Søren Kierkegaard was born in 1813 in Copenhagen, Denmark. The education of young Søren was under the control of his father, a wealthy hosier, and only at the age of six, the boy went to School of Civic Virtue. In the autumn of 1830, at the will of the father, Kierkegaard became a student at the Theological Faculty of the University of Copenhagen. He was enrolled, like all students, to the Royal Guard, but he was dismissed for already in three days for reasons of health. His father died in 1838 and left the son inheritance, which covered the expenses of education, his subsequent living and publications. Søren received his master's degree in 1841, defending his dissertation On the Concept of Irony with Continual Reference to Socrates, devoted to the concepts of irony in the works of ancient Greek writers. He was engaged with Regina Olsen, but the engagement broke off in a year.
In 1843, the most significant work of Kierkegaard Either/Or was published. That was a two-volume ethical and aesthetic work on 838 pages. Over the next twelve years (until his death), he published more than six thousand printed pages, and his manuscript legacy is almost ten thousand pages. Kierkegaard’s another important writing was Fear and Trembling (1843), where the author's focus is on faith in God and its power in modern conditions. The last year of Kierkegaard's life is the year of his rebellion, revolt against clericalism and all that is associated with it: the religious hypocrisy and the formal rituals of the Protestant church. Søren Kierkegaard died at the age of 42 in 1855.
Kierkegaard stressed that a human is the only subject worthy of attention of philosophy. He thought that it is impossible to know a person by means of science, since each person is unique, and science learns through generalization or putting phenomena under general laws. Man can comprehend himself only through inner experience and self-immolation. He wrote that there were two ways of life, the "aesthetic" (based on temporal, sensory pleasures, whether intellectual or physical) and the "ethical" (based on moral codes and the infinite or the eternal).

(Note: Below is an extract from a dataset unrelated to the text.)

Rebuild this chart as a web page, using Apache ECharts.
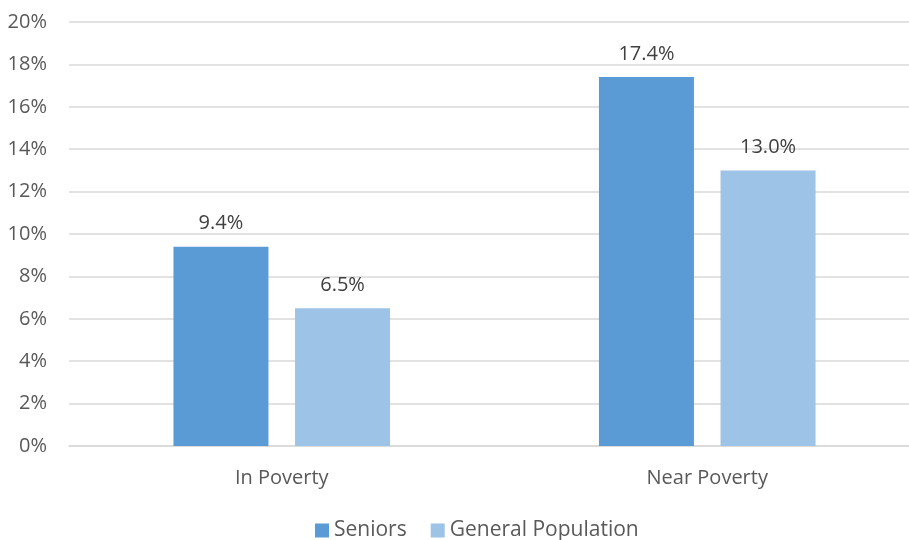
<!DOCTYPE html>
<html>
<head>
<meta charset="utf-8">
<script src="https://cdn.jsdelivr.net/npm/echarts@6/dist/echarts.min.js"></script>
<style>
  html, body { margin: 0; padding: 0; background: #fff; }
  #chart { width: 909px; height: 540px; }
</style>
</head>
<body>
<div id="chart"></div>
<script>
const categories = ['In Poverty', 'Near Poverty']
const seniors = [9.4, 17.4]
const generalPopulation = [6.5, 13.0]
const seriesNames = ['Seniors', 'General Population']

const textColor = '#595959'
const fontFamily = '"Open Sans", sans-serif'

const chart = echarts.init(document.getElementById('chart'))

const labelStyle = {
  show: true,
  position: 'top',
  distance: 13,
  color: '#404040',
  fontSize: 20,
  fontFamily: fontFamily,
  formatter: p => p.value.toFixed(1) + '%'
}

chart.setOption({
  animation: false,
  grid: {
    left: 69,
    top: 22,
    width: 851,
    height: 424,
    outerBoundsMode: 'none'
  },
  legend: {
    bottom: -6,
    left: 310,
    itemWidth: 14,
    itemHeight: 14,
    itemGap: 24,
    icon: 'rect',
    textStyle: { color: textColor, fontSize: 21, fontFamily: fontFamily },
    data: seriesNames
  },
  xAxis: {
    type: 'category',
    data: categories,
    axisLine: { lineStyle: { color: '#D9D9D9', width: 1.5 } },
    axisTick: { show: false },
    axisLabel: { color: textColor, fontSize: 20, fontFamily: fontFamily, margin: 22 }
  },
  yAxis: {
    type: 'value',
    min: 0,
    max: 20,
    interval: 2,
    axisLine: { show: false },
    axisTick: { show: false },
    splitLine: { lineStyle: { color: '#D9D9D9', width: 1.5 } },
    axisLabel: {
      color: textColor,
      fontSize: 20,
      fontFamily: fontFamily,
      margin: 22,
      formatter: v => v + '%'
    }
  },
  series: [
    {
      name: seriesNames[0],
      type: 'bar',
      data: seniors,
      barWidth: 95,
      barGap: '28%',
      itemStyle: { color: '#5B9BD5' },
      label: labelStyle
    },
    {
      name: seriesNames[1],
      type: 'bar',
      data: generalPopulation,
      barWidth: 95,
      itemStyle: { color: '#9DC3E6' },
      label: labelStyle
    }
  ]
})
</script>
</body>
</html>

Kierkegaard was the first one to use the term "existential" to denote such features of human existence as non-obedience and an exit for all and every possible limits. The word "existentia" is translated from Latin as "existence", but in its original meaning it indicates what is out of the reach of the established. Kierkegaard applied this word exclusively to man, to refer to the very first features of the human mode of being, and therefore became the ideological predecessor of existentialism - the influential philosophical trend of the 20th century.